### Task brief
Transcribe all of the material exactly, except for its pictures.

### Given data
*-*-*
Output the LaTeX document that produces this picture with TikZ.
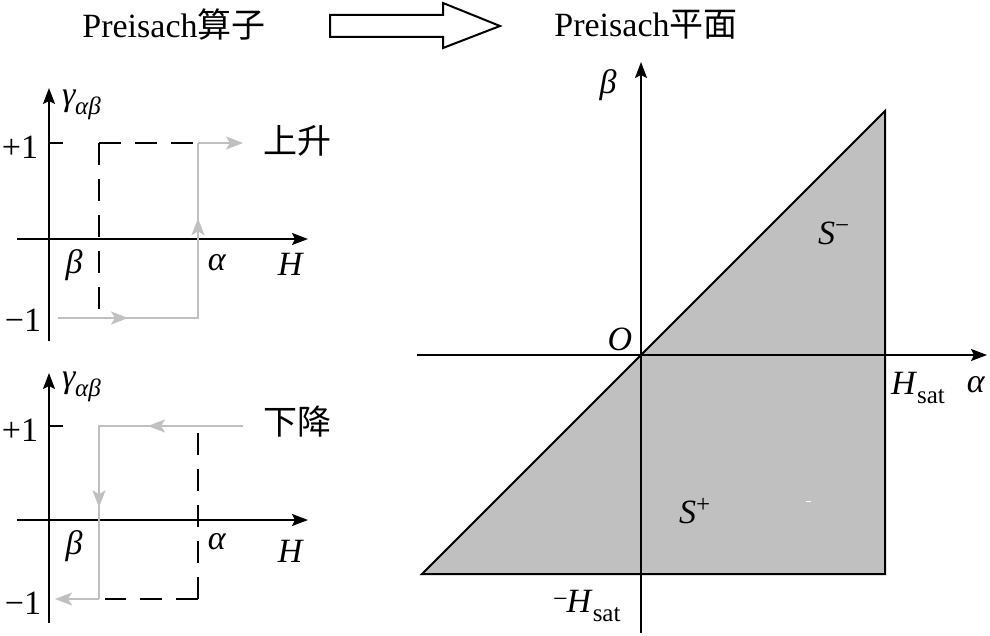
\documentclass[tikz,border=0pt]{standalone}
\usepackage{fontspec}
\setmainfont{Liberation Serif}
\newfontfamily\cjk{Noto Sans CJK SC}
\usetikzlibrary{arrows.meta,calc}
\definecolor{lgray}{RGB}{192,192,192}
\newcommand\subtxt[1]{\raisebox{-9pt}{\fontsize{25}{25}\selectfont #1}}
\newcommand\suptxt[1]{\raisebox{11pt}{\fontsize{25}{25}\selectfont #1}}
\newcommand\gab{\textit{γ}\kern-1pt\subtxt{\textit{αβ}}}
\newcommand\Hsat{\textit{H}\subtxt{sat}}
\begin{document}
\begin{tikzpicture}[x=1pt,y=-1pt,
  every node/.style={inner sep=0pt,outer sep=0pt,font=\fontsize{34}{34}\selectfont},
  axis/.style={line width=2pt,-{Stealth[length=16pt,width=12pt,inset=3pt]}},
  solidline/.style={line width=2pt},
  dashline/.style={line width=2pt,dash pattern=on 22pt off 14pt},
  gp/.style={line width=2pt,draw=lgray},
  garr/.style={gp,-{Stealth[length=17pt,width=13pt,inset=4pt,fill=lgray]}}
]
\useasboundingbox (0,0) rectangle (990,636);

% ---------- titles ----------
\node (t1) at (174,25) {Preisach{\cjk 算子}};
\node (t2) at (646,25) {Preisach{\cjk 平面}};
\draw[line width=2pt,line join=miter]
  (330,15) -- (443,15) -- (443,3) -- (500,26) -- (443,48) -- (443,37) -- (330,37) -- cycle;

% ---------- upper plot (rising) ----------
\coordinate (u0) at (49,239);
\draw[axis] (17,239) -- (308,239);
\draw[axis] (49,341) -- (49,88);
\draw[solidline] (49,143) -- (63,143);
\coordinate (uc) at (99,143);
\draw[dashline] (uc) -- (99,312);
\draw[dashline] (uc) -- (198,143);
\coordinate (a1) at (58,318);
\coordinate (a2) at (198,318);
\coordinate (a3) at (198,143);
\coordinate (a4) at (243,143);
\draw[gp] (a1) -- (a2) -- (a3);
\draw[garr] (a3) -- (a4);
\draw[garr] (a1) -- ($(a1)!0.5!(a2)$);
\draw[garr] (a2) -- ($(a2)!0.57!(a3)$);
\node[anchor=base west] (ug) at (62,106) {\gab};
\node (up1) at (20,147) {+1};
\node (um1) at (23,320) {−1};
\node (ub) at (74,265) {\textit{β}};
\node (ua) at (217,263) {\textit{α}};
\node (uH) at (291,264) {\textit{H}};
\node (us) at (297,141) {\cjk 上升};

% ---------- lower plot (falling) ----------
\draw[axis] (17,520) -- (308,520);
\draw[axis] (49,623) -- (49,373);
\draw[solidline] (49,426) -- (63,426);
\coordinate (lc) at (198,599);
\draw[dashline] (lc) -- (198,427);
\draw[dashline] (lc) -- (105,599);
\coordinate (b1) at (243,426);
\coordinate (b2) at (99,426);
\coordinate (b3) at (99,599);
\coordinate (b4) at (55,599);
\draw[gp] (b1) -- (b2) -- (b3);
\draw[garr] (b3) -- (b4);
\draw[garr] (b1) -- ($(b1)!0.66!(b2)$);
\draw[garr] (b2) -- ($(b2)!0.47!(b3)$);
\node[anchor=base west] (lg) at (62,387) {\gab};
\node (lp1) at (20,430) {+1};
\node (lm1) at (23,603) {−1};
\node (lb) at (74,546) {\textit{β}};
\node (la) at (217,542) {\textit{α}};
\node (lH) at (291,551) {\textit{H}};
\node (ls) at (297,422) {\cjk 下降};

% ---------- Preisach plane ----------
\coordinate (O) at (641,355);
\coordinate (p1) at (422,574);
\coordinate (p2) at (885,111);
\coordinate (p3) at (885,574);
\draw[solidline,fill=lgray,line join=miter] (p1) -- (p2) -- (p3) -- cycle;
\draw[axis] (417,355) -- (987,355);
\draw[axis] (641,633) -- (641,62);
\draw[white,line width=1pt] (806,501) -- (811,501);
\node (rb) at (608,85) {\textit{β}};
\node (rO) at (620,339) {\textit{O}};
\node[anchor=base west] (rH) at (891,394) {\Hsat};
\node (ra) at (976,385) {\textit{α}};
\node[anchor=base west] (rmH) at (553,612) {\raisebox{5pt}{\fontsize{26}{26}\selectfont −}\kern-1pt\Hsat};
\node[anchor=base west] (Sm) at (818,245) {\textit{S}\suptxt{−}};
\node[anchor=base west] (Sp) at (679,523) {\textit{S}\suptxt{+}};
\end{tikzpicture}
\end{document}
*-*-*
### Solution to this problem
Output the LaTeX document that produces this picture with TikZ.
\documentclass[tikz,border=0pt]{standalone}
\usepackage{fontspec}
\setmainfont{Liberation Serif}
\newfontfamily\cjk{Noto Sans CJK SC}
\usetikzlibrary{arrows.meta,calc}
\definecolor{lgray}{RGB}{192,192,192}
\newcommand\subtxt[1]{\raisebox{-9pt}{\fontsize{25}{25}\selectfont #1}}
\newcommand\suptxt[1]{\raisebox{11pt}{\fontsize{25}{25}\selectfont #1}}
\newcommand\gab{\textit{γ}\kern-1pt\subtxt{\textit{αβ}}}
\newcommand\Hsat{\textit{H}\subtxt{sat}}
\begin{document}
\begin{tikzpicture}[x=1pt,y=-1pt,
  every node/.style={inner sep=0pt,outer sep=0pt,font=\fontsize{34}{34}\selectfont},
  axis/.style={line width=2pt,-{Stealth[length=16pt,width=12pt,inset=3pt]}},
  solidline/.style={line width=2pt},
  dashline/.style={line width=2pt,dash pattern=on 22pt off 14pt},
  gp/.style={line width=2pt,draw=lgray},
  garr/.style={gp,-{Stealth[length=17pt,width=13pt,inset=4pt,fill=lgray]}}
]
\useasboundingbox (0,0) rectangle (990,636);

% ---------- titles ----------
\node (t1) at (174,25) {Preisach{\cjk 算子}};
\node (t2) at (646,25) {Preisach{\cjk 平面}};
\draw[line width=2pt,line join=miter]
  (330,15) -- (443,15) -- (443,3) -- (500,26) -- (443,48) -- (443,37) -- (330,37) -- cycle;

% ---------- upper plot (rising) ----------
\coordinate (u0) at (49,239);
\draw[axis] (17,239) -- (308,239);
\draw[axis] (49,341) -- (49,88);
\draw[solidline] (49,143) -- (63,143);
\coordinate (uc) at (99,143);
\draw[dashline] (uc) -- (99,312);
\draw[dashline] (uc) -- (198,143);
\coordinate (a1) at (58,318);
\coordinate (a2) at (198,318);
\coordinate (a3) at (198,143);
\coordinate (a4) at (243,143);
\draw[gp] (a1) -- (a2) -- (a3);
\draw[garr] (a3) -- (a4);
\draw[garr] (a1) -- ($(a1)!0.5!(a2)$);
\draw[garr] (a2) -- ($(a2)!0.57!(a3)$);
\node[anchor=base west] (ug) at (62,106) {\gab};
\node (up1) at (20,147) {+1};
\node (um1) at (23,320) {−1};
\node (ub) at (74,265) {\textit{β}};
\node (ua) at (217,263) {\textit{α}};
\node (uH) at (291,264) {\textit{H}};
\node (us) at (297,141) {\cjk 上升};

% ---------- lower plot (falling) ----------
\draw[axis] (17,520) -- (308,520);
\draw[axis] (49,623) -- (49,373);
\draw[solidline] (49,426) -- (63,426);
\coordinate (lc) at (198,599);
\draw[dashline] (lc) -- (198,427);
\draw[dashline] (lc) -- (105,599);
\coordinate (b1) at (243,426);
\coordinate (b2) at (99,426);
\coordinate (b3) at (99,599);
\coordinate (b4) at (55,599);
\draw[gp] (b1) -- (b2) -- (b3);
\draw[garr] (b3) -- (b4);
\draw[garr] (b1) -- ($(b1)!0.66!(b2)$);
\draw[garr] (b2) -- ($(b2)!0.47!(b3)$);
\node[anchor=base west] (lg) at (62,387) {\gab};
\node (lp1) at (20,430) {+1};
\node (lm1) at (23,603) {−1};
\node (lb) at (74,546) {\textit{β}};
\node (la) at (217,542) {\textit{α}};
\node (lH) at (291,551) {\textit{H}};
\node (ls) at (297,422) {\cjk 下降};

% ---------- Preisach plane ----------
\coordinate (O) at (641,355);
\coordinate (p1) at (422,574);
\coordinate (p2) at (885,111);
\coordinate (p3) at (885,574);
\draw[solidline,fill=lgray,line join=miter] (p1) -- (p2) -- (p3) -- cycle;
\draw[axis] (417,355) -- (987,355);
\draw[axis] (641,633) -- (641,62);
\draw[white,line width=1pt] (806,501) -- (811,501);
\node (rb) at (608,85) {\textit{β}};
\node (rO) at (620,339) {\textit{O}};
\node[anchor=base west] (rH) at (891,394) {\Hsat};
\node (ra) at (976,385) {\textit{α}};
\node[anchor=base west] (rmH) at (553,612) {\raisebox{5pt}{\fontsize{26}{26}\selectfont −}\kern-1pt\Hsat};
\node[anchor=base west] (Sm) at (818,245) {\textit{S}\suptxt{−}};
\node[anchor=base west] (Sp) at (679,523) {\textit{S}\suptxt{+}};
\end{tikzpicture}
\end{document}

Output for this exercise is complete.